# Smell Gas



## 94220 (May 1, 2005)

We have refillable LPG bottles for cooking, heating, the fridge, etc.

We are now in Spain and have filled up with LPG in Seville and Jerez. About the same time we noticed a smell inside and outside the van, which seems to be exhaust fumes coming from the fridge/freezer. It is coming out of the external vent but some of it is filtering into the van between the freezer and the oven. Is is not there when the fridge is working on electric.

We do not experience any smell from the gas hob.

Is this dangerous ? A Spanish Dometic technician looked at it yesterday (for the Dometic recall) and he said it was because we were filling up with Butane whereas it should be using Propane.
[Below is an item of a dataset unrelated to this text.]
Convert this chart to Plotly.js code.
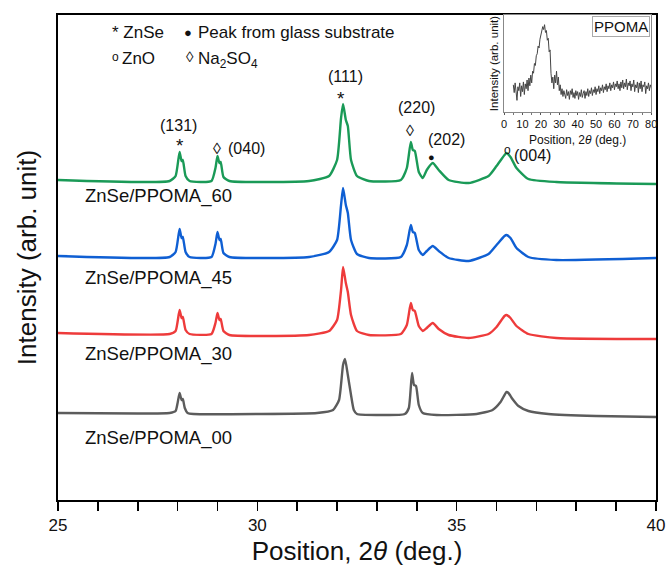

He said it wasn't dangerous (No peligro) !!

Does anyone else experience this in Spain ? 
Is the consensus that it is not dangerous?
Can you buy refillable Propane out here?

Thanks for your help.

Barry


----------



## baldybazza (Feb 21, 2007)

We had the same smell problem in France last year and it was the fridge itself that was the cause. The gas jet and chimney needed a good "decoke". Ours got so bad by the end of the holiday it was causing a brown stain above the fridge exhaust vent.
I thought I'd heard that the LPG from garages was a mix of Propane and Butane, the proportions varying depending on the time of year but maybe my memory is going (quite likely!!  :? )
Hope this helps,
Barrie


----------



## teemyob (Nov 22, 2005)

*Gas*

Hello,

We use Gaslow and our fridge works fine.

Autogas is Butane Propane mix. The amount of Propane added depands on the location and season.

Trev.


----------



## 94220 (May 1, 2005)

Thanks for your help........ being cheeky and bringing this back to the top for any other help ....... As you can imagine, we are concerned.

Thanks


----------



## Finola (May 5, 2012)

Hi, I'm sorry for digging up a very old thread but did you find the cause / get it fixed.

Just come back from our annual French excursion and had a similar concern. Fine some days, other come back to the van and found the co alarm chirping and the van full of fumes. So scared that the fridge is off overnight! Obviously fine on 12v and mains.

I wonder if the flue is shared with the oven and the fumes coming in through that when the wind is in the wrong direction?

We only have two chimneys for the fire fridge and oven so I presume some must be shared.


----------



## hogan (Oct 31, 2006)

Happened to us last year whilst in Germany. Went to goldscmitt to have up rated coil springs and mentioned it to the mechanic. He said that we had picked up some bad LPG ???? he took off external fridge vents and with a airline he blew out the fridge exhaust. Lots of carbon and a greasy substance came out. It's been alright ever since.


----------



## pippin (Nov 15, 2007)

Fumes from the fridge combustion should NEVER be able to enter the habitation area.

Chimney sooting up is fairly common, causing brown vent staining.

The rear of the fridge MUST be sealed off totally from the hab area.


----------



## WildThingsKev (Dec 29, 2009)

Just come in from sweeping my flue and doing some extra sealing,it was actually quite difficult on ours so I had to make up a special brush extender using those strips of stainless steel you get on windscreen wiper blades. I knew the old ones would come in handy one day.

We spend a lot of time using the van with the fridge covers on and I think this may escalate the sooting up.

Kev


----------



## homenaway (Jul 27, 2005)

WildThingsKev said:


> Just come in from sweeping my flue and doing some extra sealing,it was actually quite difficult on ours so I had to make up a special brush extender using those strips of stainless steel you get on windscreen wiper blades. I knew the old ones would come in handy one day.
> 
> We spend a lot of time using the van with the fridge covers on and I think this may escalate the sooting up.
> 
> Kev


So I'm not the only one who has saved some of those thin strips   

I've found them useful for various tasks. Pity modern blades seem to be all plastic mouldings.

Now can I remember where have I put them ? :roll: :roll: :roll:

Steve


----------